Clim’ naturelle et chaufferie au bois à Quissac (30), 3 300 habitants
La création d'une nouvelle école intercommunale a été l'occasion de mettre le paquet sur l'écologie. Photos J.C.
Le syndicat intercommunal de regroupement pédagogique du Coutach, réunissant six communes gardoises, vient d’inaugurer la nouvelle école maternelle avec des évolutions de taille en matière d’écologie.
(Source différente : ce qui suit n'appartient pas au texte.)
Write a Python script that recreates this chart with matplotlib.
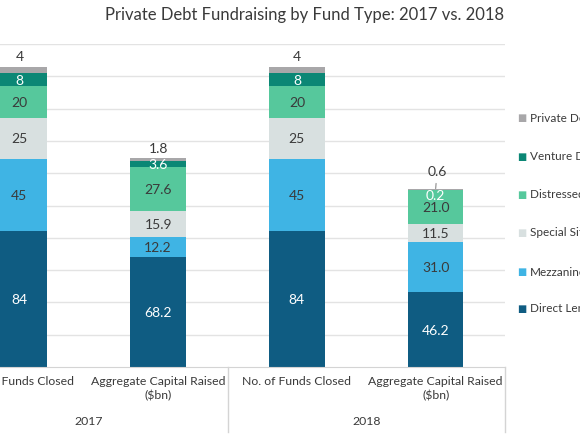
import matplotlib
matplotlib.use("Agg")
import matplotlib.pyplot as plt
import numpy as np
from matplotlib.transforms import blended_transform_factory

plt.rcParams['font.family'] = ['Lato', 'DejaVu Sans']

# data
categories = ["No. of Funds Closed", "Aggregate Capital Raised\n($bn)",
              "No. of Funds Closed", "Aggregate Capital Raised\n($bn)"]
years = ["2017", "2018"]
fund_types = ["Direct Lending", "Mezzanine", "Special Situations",
              "Distressed Debt", "Venture Debt", "Private Debt Fund of Funds"]
direct_lending = [84, 68.2, 84, 46.2]
mezzanine = [45, 12.2, 45, 31.0]
special_sits = [25, 15.9, 25, 11.5]
distressed = [20, 27.6, 20, 21.0]
venture = [8, 3.6, 8, 0.2]
fund_of_funds = [4, 1.8, 4, 0.6]
label_fmt = ["{:.0f}", "{:.1f}", "{:.0f}", "{:.1f}"]

series = [direct_lending, mezzanine, special_sits, distressed, venture, fund_of_funds]
colors = ["#0f5c82", "#3fb4e4", "#d8e0e0", "#56c89c", "#0b8775", "#a8a7a9"]
text_cols = ["white", "#3a3a3a", "#3a3a3a", "#3a3a3a", "white", "#3a3a3a"]

fig = plt.figure(figsize=(5.8, 4.35), dpi=100)
ax = fig.add_axes([-0.0862, 0.154, 0.957, 0.7425])

x = np.arange(len(categories))
bottom = np.zeros(len(categories))
for k, vals in enumerate(series):
    vals = np.array(vals, dtype=float)
    ax.bar(x, vals, 0.40, bottom=bottom, color=colors[k], zorder=2)
    for i in range(len(x)):
        txt = label_fmt[i].format(vals[i])
        top = bottom[i] + vals[i]
        if k == len(series) - 1:
            if vals[i] < 1:
                ax.annotate(txt, (x[i], top), xytext=(1, 13), textcoords="offset points",
                            ha="center", va="center", fontsize=10, color="#3a3a3a",
                            arrowprops=dict(arrowstyle="-", color="#8a8a8a", lw=0.8,
                                            shrinkA=3, shrinkB=0), zorder=4)
            else:
                ax.annotate(txt, (x[i], top), xytext=(0, 7.5), textcoords="offset points",
                            ha="center", va="center", fontsize=10, color="#3a3a3a")
        elif vals[i] < 1:
            ax.annotate(txt, (x[i], bottom[i] + vals[i] / 2), xytext=(0, -3.5),
                        textcoords="offset points", ha="center", va="center",
                        fontsize=10, color=text_cols[k])
        else:
            ax.text(x[i], bottom[i] + vals[i] / 2, txt, ha="center", va="center",
                    fontsize=10, color=text_cols[k], zorder=3)
    bottom += vals

ax.set_xlim(-0.5, 3.5)
ax.set_ylim(0, 200)
ax.set_yticks(np.arange(20, 201, 20))
ax.yaxis.grid(True, color="#e3e3e3", lw=1, zorder=0)
ax.tick_params(left=False, labelleft=False, bottom=False, labelbottom=False)
for s in ["top", "right", "left"]:
    ax.spines[s].set_visible(False)
ax.spines["bottom"].set_color("#d4d4d4")

# multi-level category axis
tr = blended_transform_factory(ax.transData, fig.transFigure)
for i, c in enumerate(categories):
    ax.text(x[i], 1 - 376 / 435, c, transform=tr, ha="center", va="top",
            fontsize=8.8, color="#3a3a3a", linespacing=1.35)
for j, yr in enumerate(years):
    ax.text(2 * j + 0.5, 1 - 422 / 435, yr, transform=tr, ha="center", va="center",
            fontsize=8.8, color="#3a3a3a")
for xs in [-0.5, 1.5, 3.5]:
    ax.plot([xs, xs], [0.154, 1 - 433 / 435], transform=tr, color="#d4d4d4",
            lw=1, clip_on=False)

# legend (clipped by figure edge as in the source)
leg_y = [309, 272, 233, 195, 157, 118]
for k, name in enumerate(fund_types):
    yy = 1 - leg_y[k] / 435
    fig.text(522 / 580, yy, "\u25a0", color=colors[k], fontsize=7,
             ha="center", va="center", family="DejaVu Sans")
    fig.text(530 / 580, yy, name, color="#3a3a3a", fontsize=8.5,
             ha="left", va="center")

fig.text(305 / 580, 1 - 15 / 435, "Private Debt Fundraising by Fund Type: 2017 vs. 2018",
         ha="center", va="center", fontsize=12, color="#3a3a3a")

fig.savefig("out.png", dpi=100)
Pour ne pas bâtir « bêtement » un complexe scolaire, les élus ont misé sur une construction et des équipements écologiques vecteurs d’un faible impact environnemental et économes en énergie : ossature bois, toiture en partie photovoltaïque, chaufferie aux plaquettes de bois garanties d’origine gardoise. La ventilation de type « adiabatique » repose sur un système d’échange air-eau, sans gaz et dont le fonctionnement permet une consommation électrique fortement diminuée. Au centre des bâtiments, la cuisine de production flambant neuve permet de fabriquer sur place quelque 250 repas par jour, avec des composantes bio à hauteur de plus de 98%. Les producteurs locaux sont pleinement intégrés et l’agriculture bio s’en trouve stimulée.